| WHAT THE TASK REQUIRES |
Everything from the first line of the data below through the line that contains "import pandas as pd" should be written out exactly, please, and nothing more; the pictures stay out.

| TASK INPUT |
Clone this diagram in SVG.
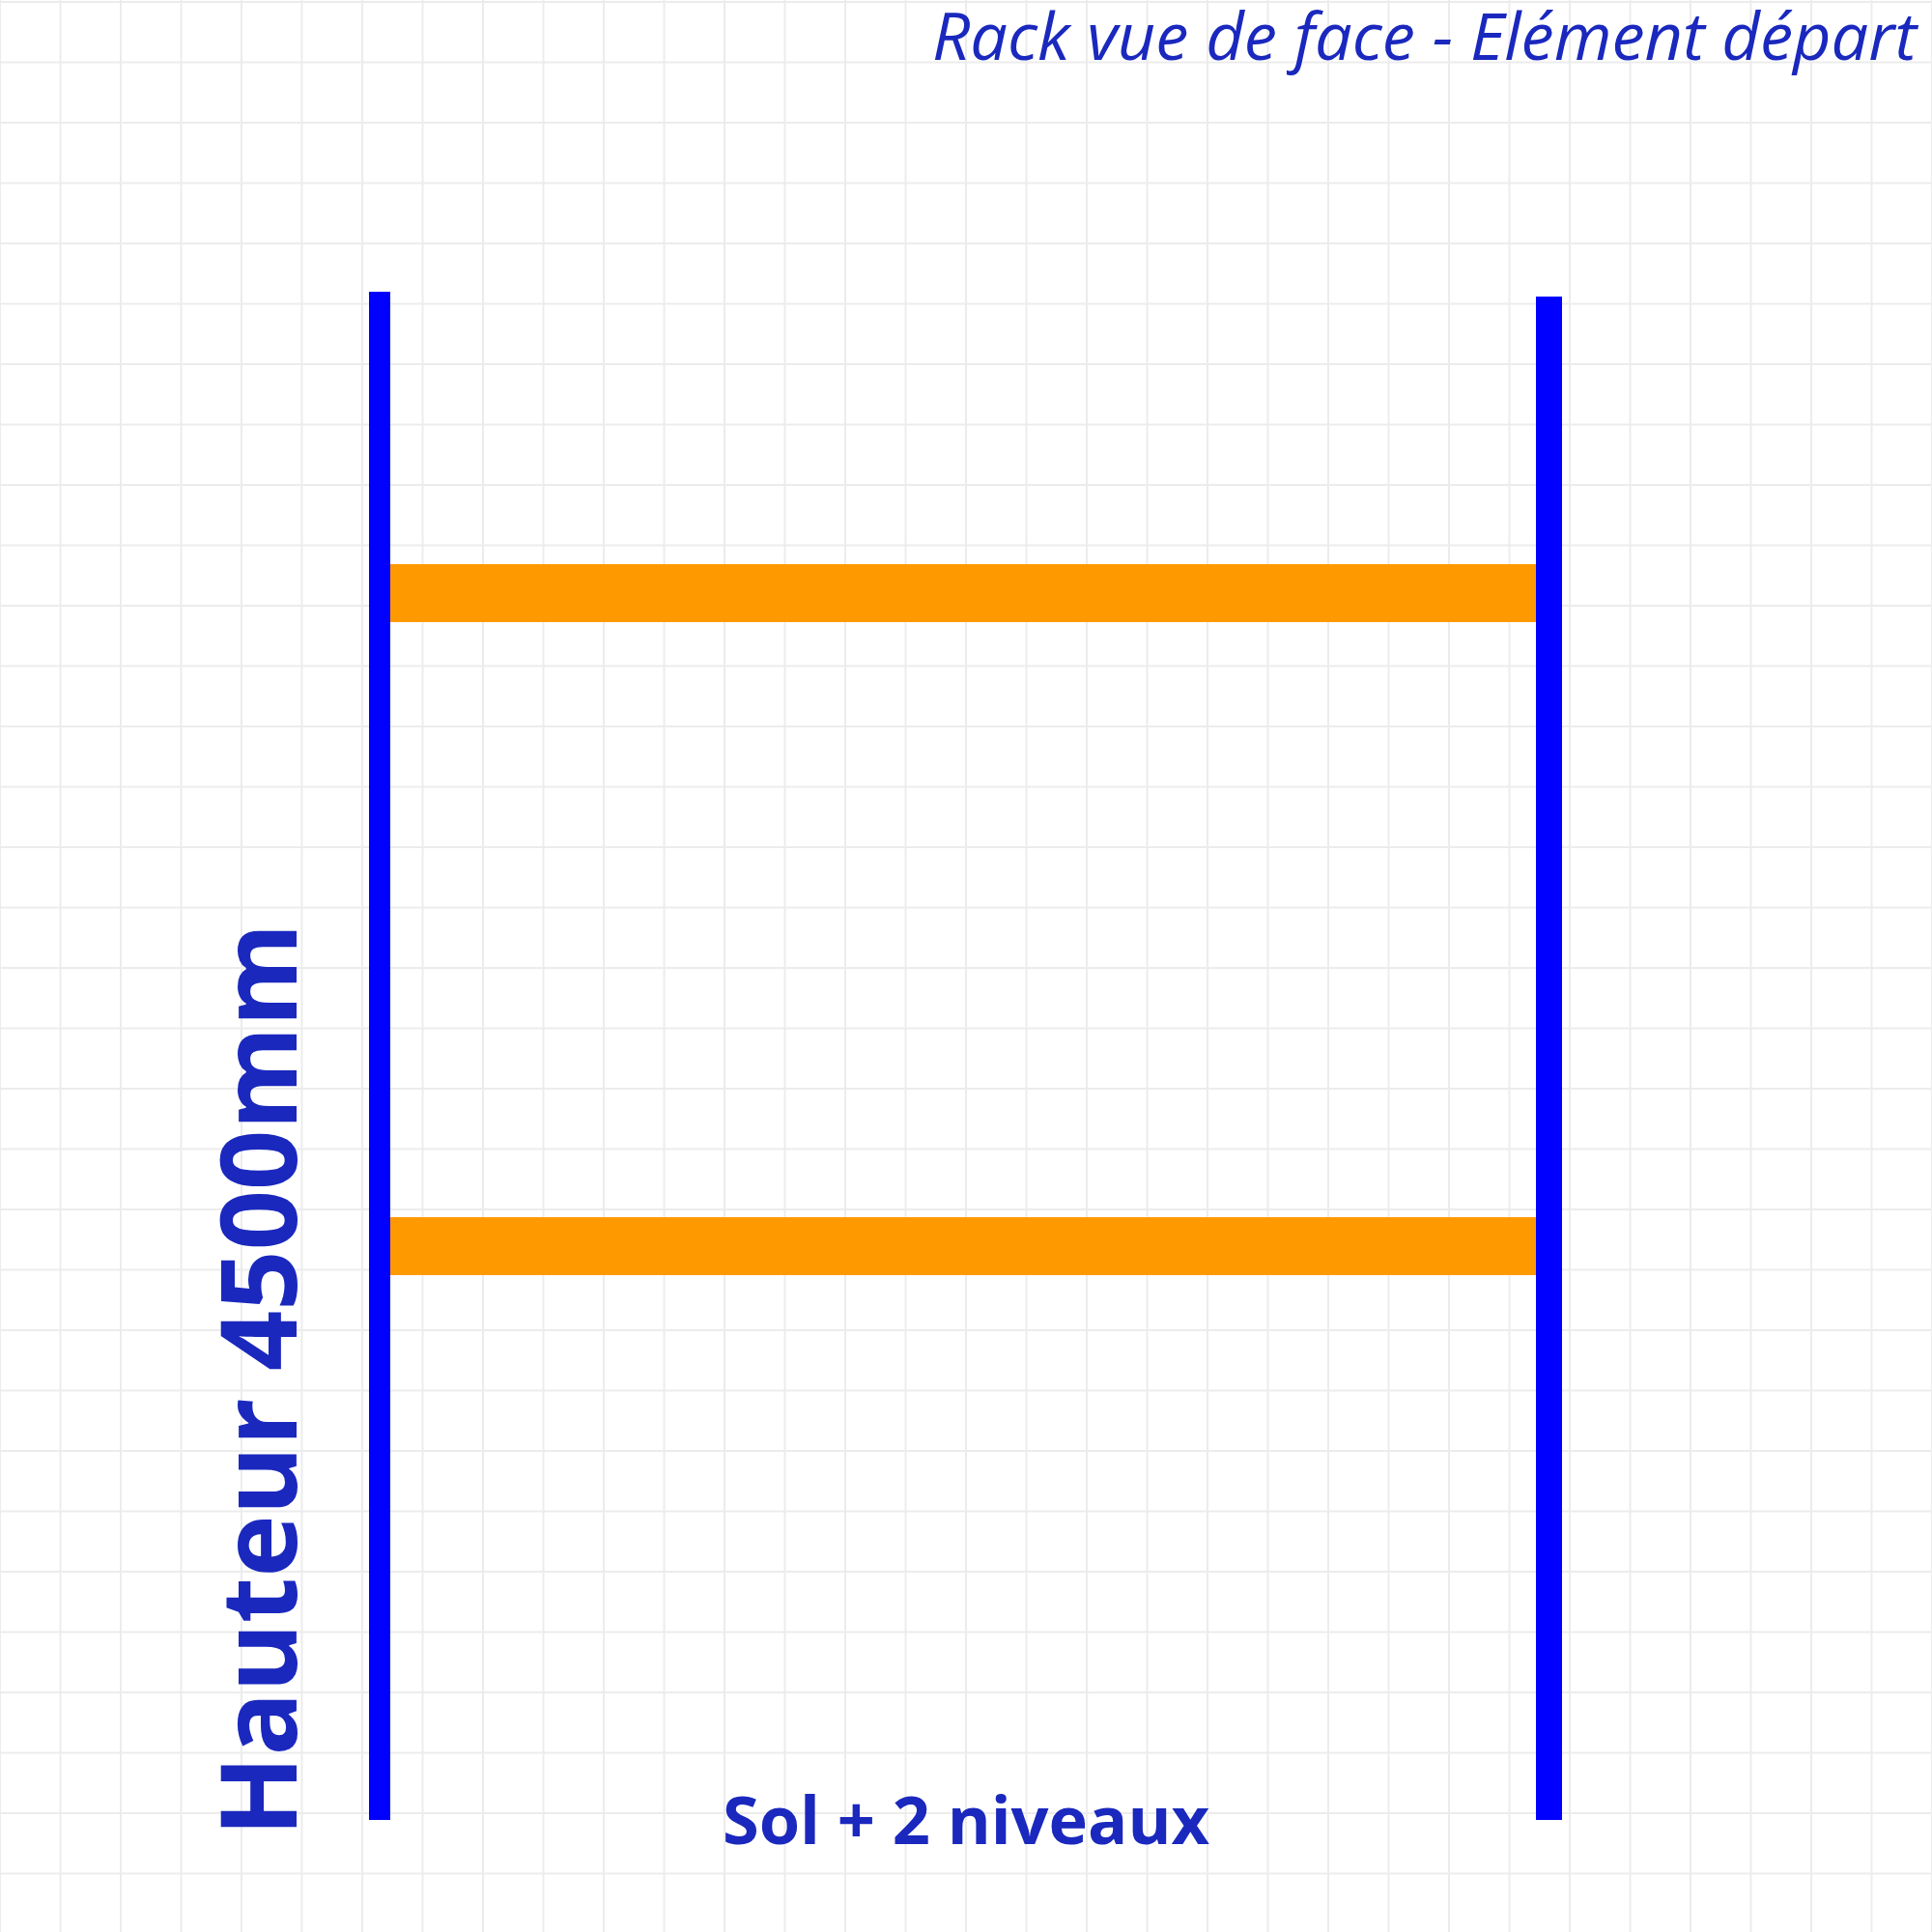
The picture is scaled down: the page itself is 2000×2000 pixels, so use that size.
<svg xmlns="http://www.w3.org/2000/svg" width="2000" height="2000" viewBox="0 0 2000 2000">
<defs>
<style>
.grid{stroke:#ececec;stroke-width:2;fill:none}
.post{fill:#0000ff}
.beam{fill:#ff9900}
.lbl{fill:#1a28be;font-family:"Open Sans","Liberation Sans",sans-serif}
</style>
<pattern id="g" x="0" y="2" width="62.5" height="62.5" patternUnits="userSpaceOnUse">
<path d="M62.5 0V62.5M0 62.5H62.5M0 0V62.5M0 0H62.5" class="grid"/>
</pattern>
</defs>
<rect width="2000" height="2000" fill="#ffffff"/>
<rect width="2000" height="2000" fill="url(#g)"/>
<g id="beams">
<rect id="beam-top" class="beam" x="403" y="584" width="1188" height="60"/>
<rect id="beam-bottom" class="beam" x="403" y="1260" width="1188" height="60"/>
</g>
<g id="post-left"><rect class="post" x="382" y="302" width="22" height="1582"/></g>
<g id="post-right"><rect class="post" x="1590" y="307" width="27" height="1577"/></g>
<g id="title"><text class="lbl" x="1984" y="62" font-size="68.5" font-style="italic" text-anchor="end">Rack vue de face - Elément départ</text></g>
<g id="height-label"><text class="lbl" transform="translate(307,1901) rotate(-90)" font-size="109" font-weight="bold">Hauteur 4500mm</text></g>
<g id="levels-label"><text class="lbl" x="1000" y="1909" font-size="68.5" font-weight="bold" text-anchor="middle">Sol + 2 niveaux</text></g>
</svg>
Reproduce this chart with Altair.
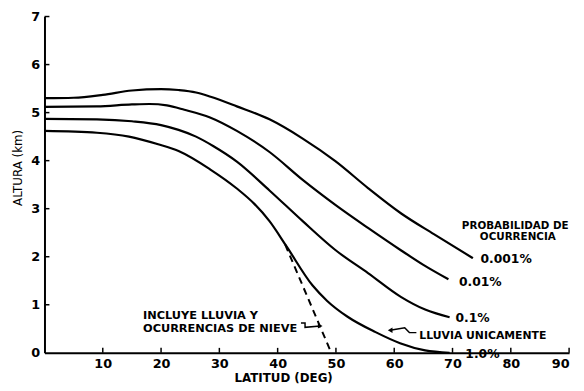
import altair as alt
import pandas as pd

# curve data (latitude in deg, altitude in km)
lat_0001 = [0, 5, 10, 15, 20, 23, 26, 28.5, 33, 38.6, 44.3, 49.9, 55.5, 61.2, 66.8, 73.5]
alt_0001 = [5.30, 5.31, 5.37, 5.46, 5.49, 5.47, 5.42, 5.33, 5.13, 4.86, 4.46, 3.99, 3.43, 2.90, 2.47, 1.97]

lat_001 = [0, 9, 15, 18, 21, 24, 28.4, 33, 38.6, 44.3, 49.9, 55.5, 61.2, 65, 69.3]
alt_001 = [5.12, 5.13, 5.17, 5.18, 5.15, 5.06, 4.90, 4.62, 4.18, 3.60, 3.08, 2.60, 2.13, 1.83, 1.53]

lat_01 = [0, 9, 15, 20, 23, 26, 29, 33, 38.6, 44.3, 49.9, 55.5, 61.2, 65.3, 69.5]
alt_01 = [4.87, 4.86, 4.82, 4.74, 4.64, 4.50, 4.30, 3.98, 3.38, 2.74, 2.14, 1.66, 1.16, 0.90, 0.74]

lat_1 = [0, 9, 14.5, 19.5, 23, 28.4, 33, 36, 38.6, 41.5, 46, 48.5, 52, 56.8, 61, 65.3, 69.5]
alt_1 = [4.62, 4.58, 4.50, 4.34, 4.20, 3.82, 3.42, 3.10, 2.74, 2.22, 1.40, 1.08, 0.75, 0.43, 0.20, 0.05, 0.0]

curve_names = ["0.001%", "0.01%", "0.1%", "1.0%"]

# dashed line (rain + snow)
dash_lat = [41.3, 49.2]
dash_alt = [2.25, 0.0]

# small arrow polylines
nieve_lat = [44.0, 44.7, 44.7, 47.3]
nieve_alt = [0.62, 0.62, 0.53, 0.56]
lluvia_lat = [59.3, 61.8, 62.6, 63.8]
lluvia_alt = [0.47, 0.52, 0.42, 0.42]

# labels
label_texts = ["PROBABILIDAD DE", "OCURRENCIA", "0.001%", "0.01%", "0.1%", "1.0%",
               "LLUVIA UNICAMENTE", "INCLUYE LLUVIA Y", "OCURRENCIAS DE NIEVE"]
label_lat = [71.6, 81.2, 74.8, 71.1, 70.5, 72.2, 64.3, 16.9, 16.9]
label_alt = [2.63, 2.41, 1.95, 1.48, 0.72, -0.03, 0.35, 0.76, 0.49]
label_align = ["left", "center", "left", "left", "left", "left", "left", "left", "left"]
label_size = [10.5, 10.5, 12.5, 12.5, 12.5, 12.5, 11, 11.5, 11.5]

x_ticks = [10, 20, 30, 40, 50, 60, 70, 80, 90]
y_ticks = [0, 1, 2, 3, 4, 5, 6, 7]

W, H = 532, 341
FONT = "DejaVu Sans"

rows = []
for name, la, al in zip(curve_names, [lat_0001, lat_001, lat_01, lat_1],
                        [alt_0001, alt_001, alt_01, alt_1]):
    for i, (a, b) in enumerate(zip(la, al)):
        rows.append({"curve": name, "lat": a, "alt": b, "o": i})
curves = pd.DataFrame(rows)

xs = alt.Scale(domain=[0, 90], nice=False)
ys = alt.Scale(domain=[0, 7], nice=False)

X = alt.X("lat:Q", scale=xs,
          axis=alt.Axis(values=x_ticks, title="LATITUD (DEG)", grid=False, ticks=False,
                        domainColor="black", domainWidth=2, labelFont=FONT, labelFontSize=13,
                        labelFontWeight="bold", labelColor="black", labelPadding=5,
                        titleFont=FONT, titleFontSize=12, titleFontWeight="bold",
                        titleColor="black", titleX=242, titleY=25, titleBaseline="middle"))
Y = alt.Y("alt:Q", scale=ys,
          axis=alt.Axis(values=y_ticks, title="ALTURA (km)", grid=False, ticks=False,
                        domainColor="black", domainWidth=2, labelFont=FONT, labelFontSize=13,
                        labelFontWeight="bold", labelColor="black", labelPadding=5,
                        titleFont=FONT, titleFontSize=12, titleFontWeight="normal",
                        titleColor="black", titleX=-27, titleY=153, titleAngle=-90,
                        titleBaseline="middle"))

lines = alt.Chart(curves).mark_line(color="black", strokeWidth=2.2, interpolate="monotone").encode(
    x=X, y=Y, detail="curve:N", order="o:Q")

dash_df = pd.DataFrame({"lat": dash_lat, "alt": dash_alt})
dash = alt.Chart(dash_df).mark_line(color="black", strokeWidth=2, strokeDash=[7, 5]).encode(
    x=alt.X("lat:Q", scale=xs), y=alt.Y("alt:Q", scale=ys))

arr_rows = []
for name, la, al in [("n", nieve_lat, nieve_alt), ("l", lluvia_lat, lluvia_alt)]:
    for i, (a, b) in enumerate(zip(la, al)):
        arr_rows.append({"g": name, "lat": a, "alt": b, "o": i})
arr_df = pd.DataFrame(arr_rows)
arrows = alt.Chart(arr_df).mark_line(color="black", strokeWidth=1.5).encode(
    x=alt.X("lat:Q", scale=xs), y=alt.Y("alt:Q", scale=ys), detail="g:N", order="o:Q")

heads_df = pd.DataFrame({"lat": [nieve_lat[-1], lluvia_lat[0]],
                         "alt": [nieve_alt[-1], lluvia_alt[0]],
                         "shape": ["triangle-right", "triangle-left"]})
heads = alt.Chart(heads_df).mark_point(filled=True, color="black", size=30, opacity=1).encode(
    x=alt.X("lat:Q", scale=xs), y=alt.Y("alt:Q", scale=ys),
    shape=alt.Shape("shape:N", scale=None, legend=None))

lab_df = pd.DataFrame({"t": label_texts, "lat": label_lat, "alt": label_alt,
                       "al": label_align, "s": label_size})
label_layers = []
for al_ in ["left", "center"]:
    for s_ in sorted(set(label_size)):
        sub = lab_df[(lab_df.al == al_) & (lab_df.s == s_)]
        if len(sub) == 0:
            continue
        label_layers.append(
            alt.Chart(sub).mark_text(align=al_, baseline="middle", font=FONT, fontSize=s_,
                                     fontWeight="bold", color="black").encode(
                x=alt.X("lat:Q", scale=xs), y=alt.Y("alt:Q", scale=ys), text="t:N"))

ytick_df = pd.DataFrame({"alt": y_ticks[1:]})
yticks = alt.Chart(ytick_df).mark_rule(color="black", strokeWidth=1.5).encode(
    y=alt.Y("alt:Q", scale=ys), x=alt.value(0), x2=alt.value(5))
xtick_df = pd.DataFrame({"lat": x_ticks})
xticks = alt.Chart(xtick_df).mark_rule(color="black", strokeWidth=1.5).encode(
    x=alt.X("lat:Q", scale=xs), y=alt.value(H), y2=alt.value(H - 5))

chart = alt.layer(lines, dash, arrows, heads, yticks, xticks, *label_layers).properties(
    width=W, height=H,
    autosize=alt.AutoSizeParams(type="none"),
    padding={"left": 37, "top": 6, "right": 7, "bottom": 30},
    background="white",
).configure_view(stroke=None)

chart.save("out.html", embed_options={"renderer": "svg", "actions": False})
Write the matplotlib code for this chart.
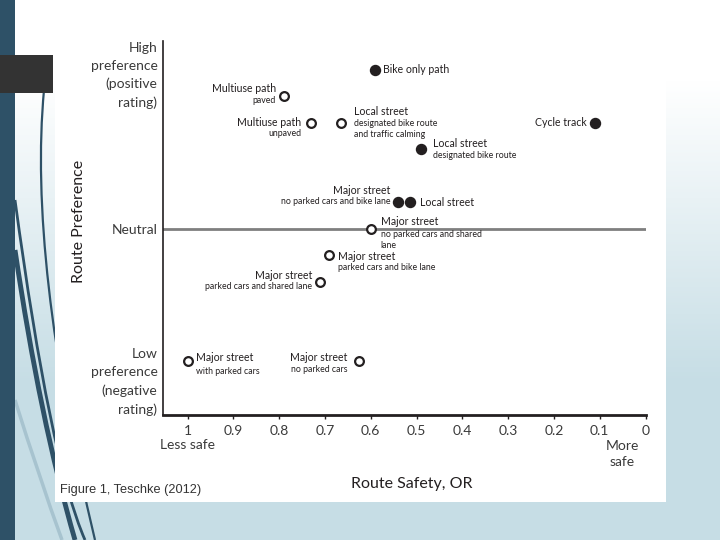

| ANSWER TO THE PROBLEM |
Clone this diagram in SVG.
The picture is scaled down: the page itself is 2000×2000 pixels, so use that size.
<svg xmlns="http://www.w3.org/2000/svg" width="2000" height="2000" viewBox="0 0 2000 2000">
<defs>
<style>
.grid{stroke:#ececec;stroke-width:2;fill:none}
.post{fill:#0000ff}
.beam{fill:#ff9900}
.lbl{fill:#1a28be;font-family:"Open Sans","Liberation Sans",sans-serif}
</style>
<pattern id="g" x="0" y="2" width="62.5" height="62.5" patternUnits="userSpaceOnUse">
<path d="M62.5 0V62.5M0 62.5H62.5M0 0V62.5M0 0H62.5" class="grid"/>
</pattern>
</defs>
<rect width="2000" height="2000" fill="#ffffff"/>
<rect width="2000" height="2000" fill="url(#g)"/>
<g id="beams">
<rect id="beam-top" class="beam" x="403" y="584" width="1188" height="60"/>
<rect id="beam-bottom" class="beam" x="403" y="1260" width="1188" height="60"/>
</g>
<g id="post-left"><rect class="post" x="382" y="302" width="22" height="1582"/></g>
<g id="post-right"><rect class="post" x="1590" y="307" width="27" height="1577"/></g>
<g id="title"><text class="lbl" x="1984" y="62" font-size="68.5" font-style="italic" text-anchor="end">Rack vue de face - Elément départ</text></g>
<g id="height-label"><text class="lbl" transform="translate(307,1901) rotate(-90)" font-size="109" font-weight="bold">Hauteur 4500mm</text></g>
<g id="levels-label"><text class="lbl" x="1000" y="1909" font-size="68.5" font-weight="bold" text-anchor="middle">Sol + 2 niveaux</text></g>
</svg>
Reproduce this chart with Altair.
import altair as alt
import pandas as pd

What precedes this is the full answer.